Simplification administrative

Les médecins demandent une réduction de la « pollution administrative » qui entrave leur pratique. Le Dr Hélias souligne que les tâches administratives détournent les médecins du soin, tandis que Jean Citroën propose un guichet numérique pour faciliter les démarches.

Incitations à l’installation

Plutôt que des contraintes, les médecins proposent des incitations financières et logistiques pour attirer les praticiens dans les zones sous-dotées, comme des aides à l’installation, des locaux mis à disposition, et des exonérations fiscales.

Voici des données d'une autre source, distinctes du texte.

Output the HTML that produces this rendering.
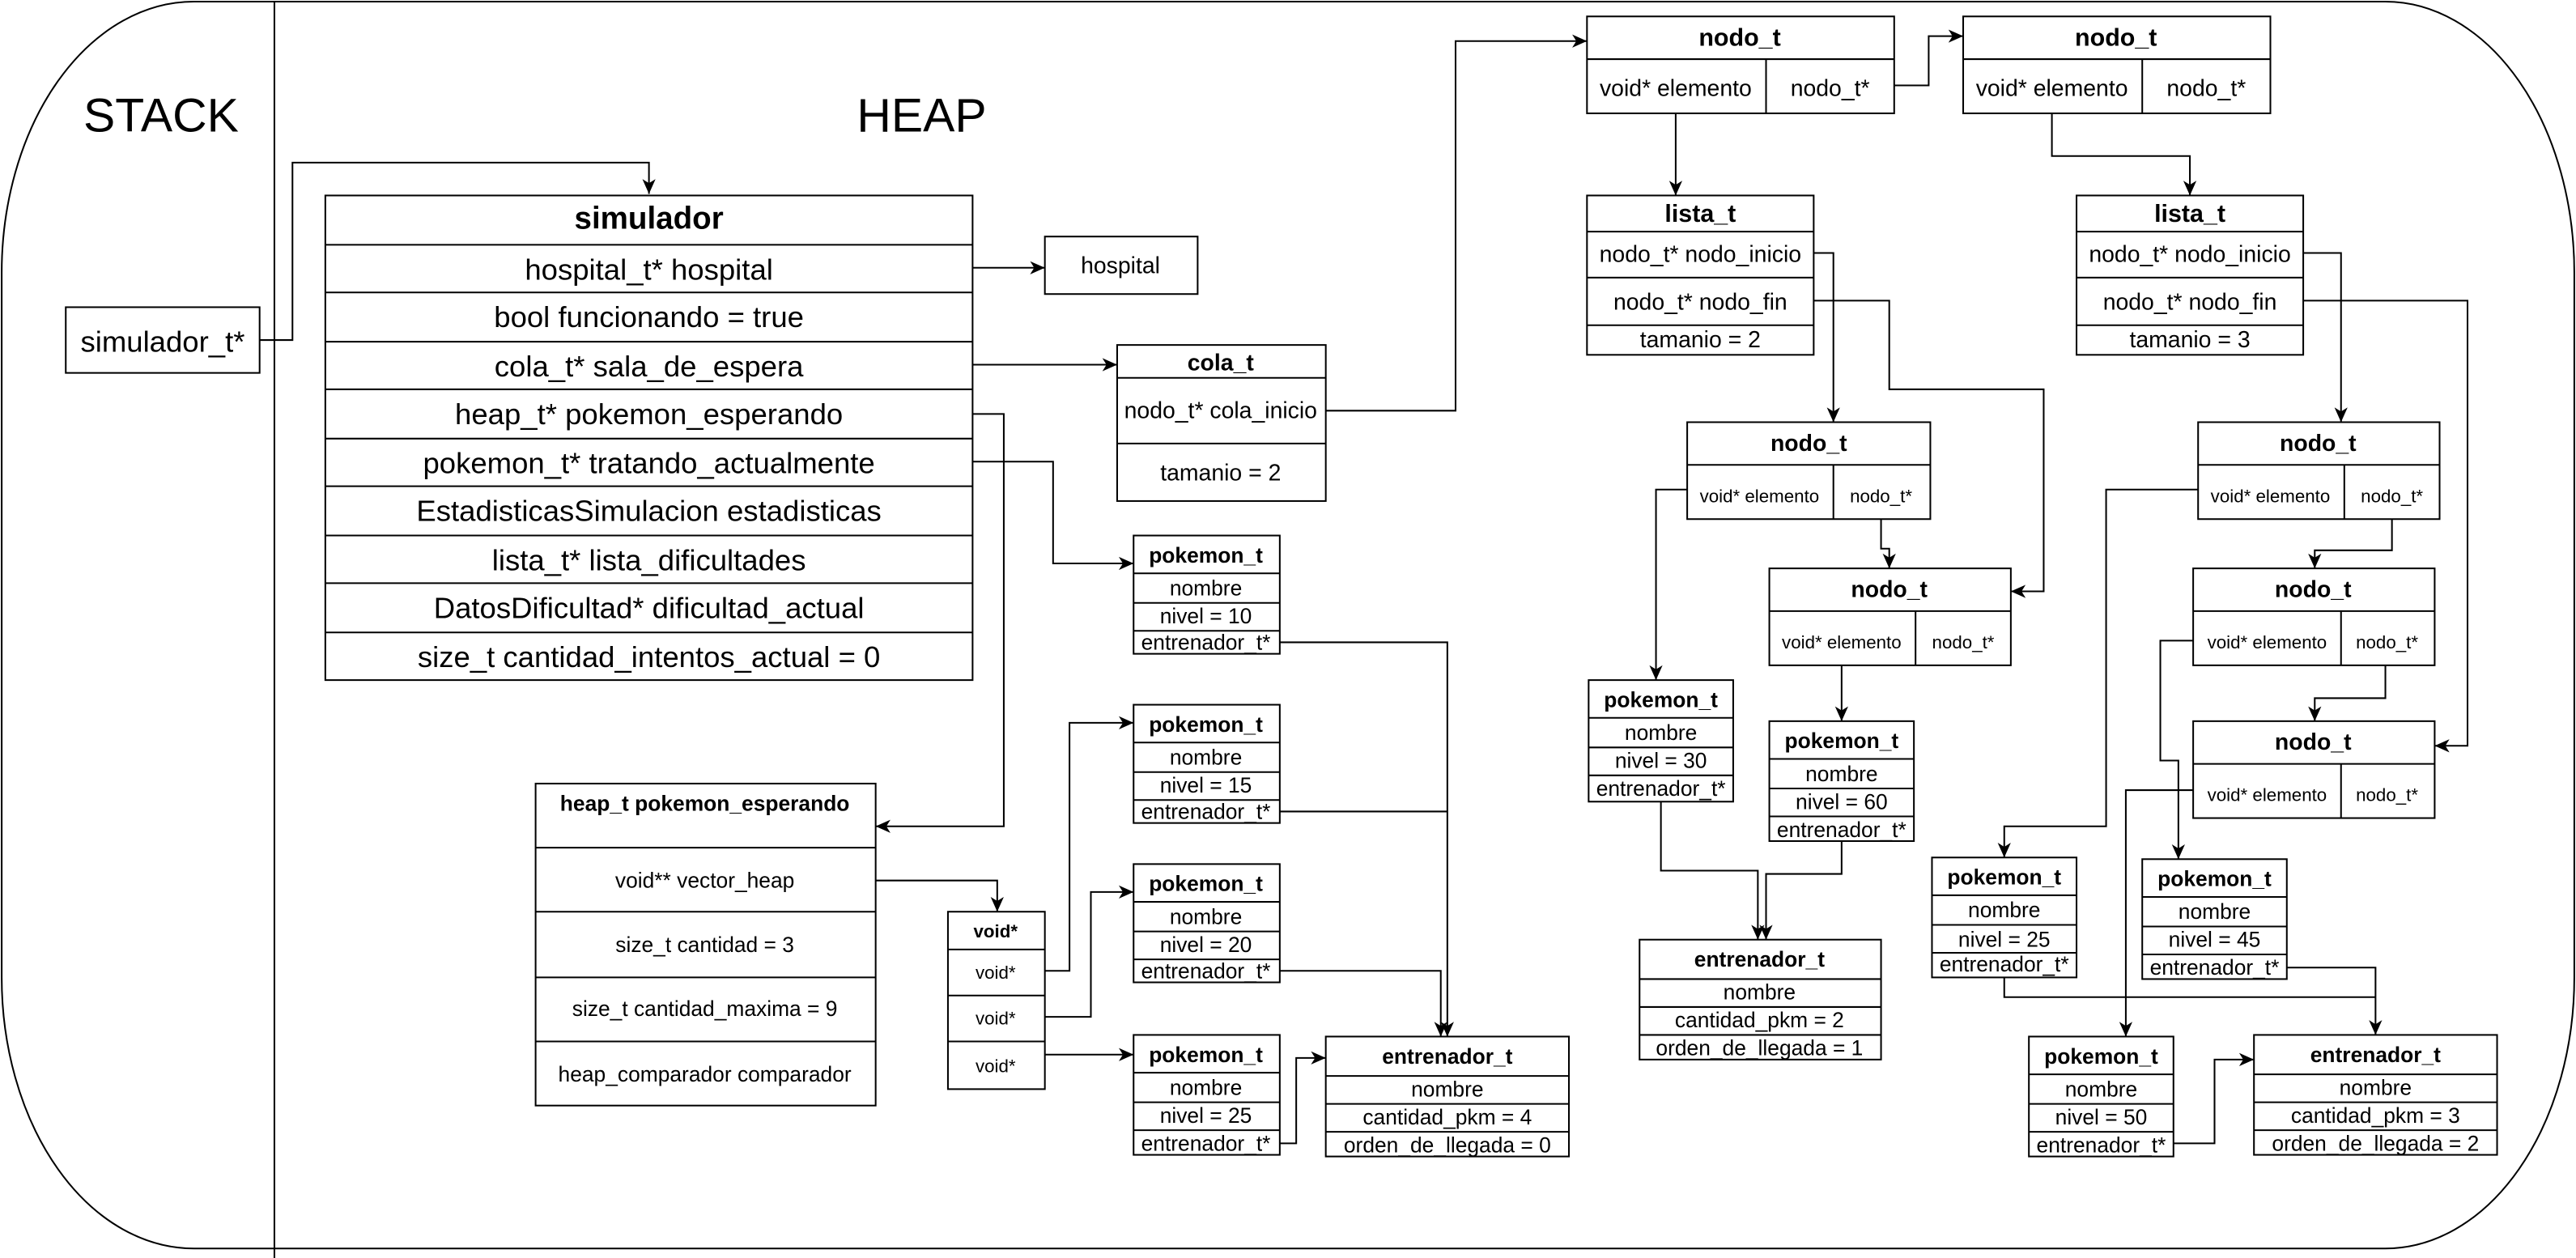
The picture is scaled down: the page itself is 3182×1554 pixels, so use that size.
<!DOCTYPE html>
<html><head><meta charset="utf-8"><style>
html,body{margin:0;padding:0;background:#fff;}
svg{display:block;}
text{font-family:"Liberation Sans",Arial,sans-serif;fill:#000;}
.b{font-weight:bold;}
</style></head><body>
<svg width="3182" height="1554" viewBox="0 0 1568 765.8" xmlns="http://www.w3.org/2000/svg">
<defs>
<marker id="a" markerWidth="10" markerHeight="10" refX="9" refY="5" orient="auto" markerUnits="userSpaceOnUse">
<path d="M0,1 L9,5 L0,9 L2.5,5 Z" fill="#000"/>
</marker>
</defs>
<g fill="none" stroke="#000" stroke-width="1">
<path d="M118,1 L1452,1 A115,165 0 0 1 1567,166 L1567,595 A115,165 0 0 1 1452,760 L118,760 A117,165 0 0 1 1,595 L1,166 A117,165 0 0 1 118,1 Z"/>
<line x1="167" y1="1" x2="167" y2="766"/>
</g>
<text x="98" y="80" font-size="29" text-anchor="middle">STACK</text>
<text x="561" y="80" font-size="29" text-anchor="middle">HEAP</text>

<g fill="#fff" stroke="#000" stroke-width="1">
<rect x="40" y="187" width="118" height="40"/>
<rect x="198" y="119" width="394" height="295"/>
<path d="M198,149H592M198,178H592M198,208H592M198,237H592M198,267H592M198,296H592M198,326H592M198,355H592M198,385H592" fill="none"/>
<rect x="636" y="144" width="93" height="35"/>
<rect x="680" y="210" width="127" height="95"/>
<path d="M680,230H807M680,270H807" fill="none"/>
<rect x="326" y="477" width="207" height="196"/>
<path d="M326,516H533M326,555H533M326,595H533M326,634H533" fill="none"/>
<rect x="577" y="555" width="59" height="108"/>
<path d="M577,578H636M577,606H636M577,634H636" fill="none"/>
<rect x="690" y="326" width="89" height="72"/><path d="M690,349H779M690,367H779M690,384H779" fill="none"/>
<rect x="690" y="429" width="89" height="72"/><path d="M690,452H779M690,470H779M690,487H779" fill="none"/>
<rect x="690" y="526" width="89" height="72"/><path d="M690,549H779M690,567H779M690,584H779" fill="none"/>
<rect x="690" y="630" width="89" height="73"/><path d="M690,653H779M690,671H779M690,688H779" fill="none"/>
<rect x="807" y="631" width="148" height="73"/><path d="M807,655H955M807,672H955M807,689H955" fill="none"/>
<rect x="966" y="10" width="187" height="59"/><path d="M966,36H1153M1075,36V69" fill="none"/>
<rect x="1195" y="10" width="187" height="59"/><path d="M1195,36H1382M1304,36V69" fill="none"/>
<rect x="966" y="119" width="138" height="97"/><path d="M966,141H1104M966,169H1104M966,198H1104" fill="none"/>
<rect x="1264" y="119" width="138" height="97"/><path d="M1264,141H1402M1264,169H1402M1264,198H1402" fill="none"/>
<rect x="1027" y="257" width="148" height="59"/><path d="M1027,283H1175M1116,283V316" fill="none"/>
<rect x="1077" y="346" width="147" height="59"/><path d="M1077,372H1224M1166,372V405" fill="none"/>
<rect x="967" y="414" width="88" height="74"/><path d="M967,437H1055M967,455H1055M967,472H1055" fill="none"/>
<rect x="1077" y="439" width="88" height="73"/><path d="M1077,462H1165M1077,480H1165M1077,497H1165" fill="none"/>
<rect x="998" y="572" width="147" height="73"/><path d="M998,596H1145M998,613H1145M998,630H1145" fill="none"/>
<rect x="1338" y="257" width="147" height="59"/><path d="M1338,283H1485M1427,283V316" fill="none"/>
<rect x="1335" y="346" width="147" height="59"/><path d="M1335,372H1482M1425,372V405" fill="none"/>
<rect x="1335" y="439" width="147" height="59"/><path d="M1335,465H1482M1425,465V498" fill="none"/>
<rect x="1176" y="522" width="88" height="73"/><path d="M1176,545H1264M1176,563H1264M1176,580H1264" fill="none"/>
<rect x="1304" y="523" width="88" height="73"/><path d="M1304,546H1392M1304,564H1392M1304,581H1392" fill="none"/>
<rect x="1235" y="631" width="88" height="73"/><path d="M1235,654H1323M1235,672H1323M1235,689H1323" fill="none"/>
<rect x="1372" y="630" width="148" height="73"/><path d="M1372,654H1520M1372,671H1520M1372,688H1520" fill="none"/>
</g>

<g fill="none" stroke="#000" stroke-width="1">
<path d="M779,494H881"/>
<path d="M1220,595V607H1446"/>
</g>
<g fill="none" stroke="#000" stroke-width="1" marker-end="url(#a)">
<path d="M158,207H178V99H395V118"/>
<path d="M592,163H636"/>
<path d="M592,222H680"/>
<path d="M592,252H611V503H533"/>
<path d="M592,281H641V343H690"/>
<path d="M807,250H886V25H966"/>
<path d="M779,391H881V631"/>
<path d="M779,591H877V631"/>
<path d="M779,696H789V644H807"/>
<path d="M533,536H607V555"/>
<path d="M636,591H651V440H690"/>
<path d="M636,619H664V543H690"/>
<path d="M636,642H690"/>
<path d="M1153,52H1174V22H1195"/>
<path d="M1020,69V119"/>
<path d="M1249,69V95H1333V119"/>
<path d="M1104,154H1116V257"/>
<path d="M1104,183H1150V237H1244V360H1224"/>
<path d="M1145,316V334H1150V346"/>
<path d="M1027,298H1008V414"/>
<path d="M1121,405V439"/>
<path d="M1011,488V530H1070V572"/>
<path d="M1121,512V532H1075V572"/>
<path d="M1402,154H1425V257"/>
<path d="M1402,183H1502V454H1482"/>
<path d="M1456,316V335H1409V346"/>
<path d="M1452,405V425H1409V439"/>
<path d="M1338,298H1282V503H1220V522"/>
<path d="M1335,390H1315V463H1326V523"/>
<path d="M1335,481H1294V631"/>
<path d="M1392,589H1446V630"/>
<path d="M1323,696H1348V645H1372"/>
</g>

<g font-size="18" text-anchor="middle" dominant-baseline="central">
<text x="99" y="208">simulador_t*</text>
<text x="395" y="133" class="b" font-size="19">simulador</text>
<text x="395" y="164">hospital_t* hospital</text>
<text x="395" y="193">bool funcionando = true</text>
<text x="395" y="223">cola_t* sala_de_espera</text>
<text x="395" y="252">heap_t* pokemon_esperando</text>
<text x="395" y="282">pokemon_t* tratando_actualmente</text>
<text x="395" y="311">EstadisticasSimulacion estadisticas</text>
<text x="395" y="341">lista_t* lista_dificultades</text>
<text x="395" y="370">DatosDificultad* dificultad_actual</text>
<text x="395" y="400">size_t cantidad_intentos_actual = 0</text>
</g>
<g font-size="14" text-anchor="middle" dominant-baseline="central">
<text x="682" y="162">hospital</text>
<text x="743" y="221" class="b">cola_t</text>
<text x="743" y="250">nodo_t* cola_inicio</text>
<text x="743" y="288">tamanio = 2</text>
<text x="429" y="489" class="b" font-size="13">heap_t pokemon_esperando</text>
<text x="429" y="536" font-size="13">void** vector_heap</text>
<text x="429" y="575" font-size="13">size_t cantidad = 3</text>
<text x="429" y="614" font-size="13">size_t cantidad_maxima = 9</text>
<text x="429" y="654" font-size="13">heap_comparador comparador</text>
<text x="606" y="567" class="b" font-size="11">void*</text>
<text x="606" y="592" font-size="11">void*</text>
<text x="606" y="620" font-size="11">void*</text>
<text x="606" y="649" font-size="11">void*</text>

<text x="1059" y="23" class="b" font-size="15">nodo_t</text>
<text x="1020" y="54">void* elemento</text>
<text x="1114" y="54">nodo_t*</text>
<text x="1288" y="23" class="b" font-size="15">nodo_t</text>
<text x="1249" y="54">void* elemento</text>
<text x="1343" y="54">nodo_t*</text>
<text x="1035" y="130" class="b" font-size="15">lista_t</text>
<text x="1035" y="155">nodo_t* nodo_inicio</text>
<text x="1035" y="184">nodo_t* nodo_fin</text>
<text x="1035" y="207">tamanio = 2</text>
<text x="1333" y="130" class="b" font-size="15">lista_t</text>
<text x="1333" y="155">nodo_t* nodo_inicio</text>
<text x="1333" y="184">nodo_t* nodo_fin</text>
<text x="1333" y="207">tamanio = 3</text>

<text x="1101" y="270" class="b">nodo_t</text>
<text x="1150" y="359" class="b">nodo_t</text>
<text x="1411" y="270" class="b">nodo_t</text>
<text x="1408" y="359" class="b">nodo_t</text>
<text x="1408" y="452" class="b">nodo_t</text>
</g>
<g font-size="11" text-anchor="middle" dominant-baseline="central">
<text x="1071" y="302">void* elemento</text><text x="1145" y="302">nodo_t*</text>
<text x="1121" y="391">void* elemento</text><text x="1195" y="391">nodo_t*</text>
<text x="1382" y="302">void* elemento</text><text x="1456" y="302">nodo_t*</text>
<text x="1380" y="391">void* elemento</text><text x="1453" y="391">nodo_t*</text>
<text x="1380" y="484">void* elemento</text><text x="1453" y="484">nodo_t*</text>
</g>

<g font-size="13" text-anchor="middle" dominant-baseline="central">
<text x="734" y="338" class="b">pokemon_t</text><text x="734" y="358">nombre</text><text x="734" y="375">nivel = 10</text><text x="734" y="391">entrenador_t*</text>
<text x="734" y="441" class="b">pokemon_t</text><text x="734" y="461">nombre</text><text x="734" y="478">nivel = 15</text><text x="734" y="494">entrenador_t*</text>
<text x="734" y="538" class="b">pokemon_t</text><text x="734" y="558">nombre</text><text x="734" y="575">nivel  = 20</text><text x="734" y="591">entrenador_t*</text>
<text x="734" y="642" class="b">pokemon_t</text><text x="734" y="662">nombre</text><text x="734" y="679">nivel = 25</text><text x="734" y="696">entrenador_t*</text>
<text x="881" y="643" class="b">entrenador_t</text><text x="881" y="663">nombre</text><text x="881" y="680">cantidad_pkm = 4</text><text x="881" y="697">orden_de_llegada = 0</text>
<text x="1011" y="426" class="b">pokemon_t</text><text x="1011" y="446">nombre</text><text x="1011" y="463">nivel = 30</text><text x="1011" y="480">entrenador_t*</text>
<text x="1121" y="451" class="b">pokemon_t</text><text x="1121" y="471">nombre</text><text x="1121" y="488">nivel = 60</text><text x="1121" y="505">entrenador_t*</text>
<text x="1071" y="584" class="b">entrenador_t</text><text x="1071" y="604">nombre</text><text x="1071" y="621">cantidad_pkm = 2</text><text x="1071" y="638">orden_de_llegada = 1</text>
<text x="1220" y="534" class="b">pokemon_t</text><text x="1220" y="554">nombre</text><text x="1220" y="572">nivel = 25</text><text x="1220" y="587">entrenador_t*</text>
<text x="1348" y="535" class="b">pokemon_t</text><text x="1348" y="555">nombre</text><text x="1348" y="572">nivel = 45</text><text x="1348" y="589">entrenador_t*</text>
<text x="1279" y="643" class="b">pokemon_t</text><text x="1279" y="663">nombre</text><text x="1279" y="680">nivel = 50</text><text x="1279" y="697">entrenador_t*</text>
<text x="1446" y="642" class="b">entrenador_t</text><text x="1446" y="662">nombre</text><text x="1446" y="679">cantidad_pkm = 3</text><text x="1446" y="696">orden_de_llegada = 2</text>
</g>
</svg>
</body></html>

Implications pour le système de santé

La grève et la mobilisation des médecins soulignent une crise profonde du système de santé français. Si les mesures coercitives sont adoptées, les syndicats prédisent une fuite des médecins vers l’exercice salarié ou à l’étranger, aggravant les déserts médicaux. À l’inverse, un échec du Pacte Bayrou et de la PPL Garot pourrait renforcer la défiance des populations des zones sous-dotées, qui soutiennent majoritairement une régulation.


Conclusion

La grève des médecins français en 2025 reflète un conflit entre l’urgence de lutter contre les déserts médicaux et la nécessité de préserver l’attractivité de la médecine libérale. Les voix du Dr Pierre-Louis Hélias, de Jean Citroën et du Dr Line Cabot convergent pour dénoncer des mesures coercitives qui, loin de résoudre la pénurie de médecins, risquent de fragiliser un système déjà sous tension. En proposant des solutions incitatives et en appelant à une véritable concertation, les médecins rappellent que la santé est un bien commun qui ne peut être sacrifié au nom d’une régulation autoritaire. L’issue de ce bras de fer, avec la reprise des débats sur la PPL Garot début mai, déterminera l’avenir de l’accès aux soins en France.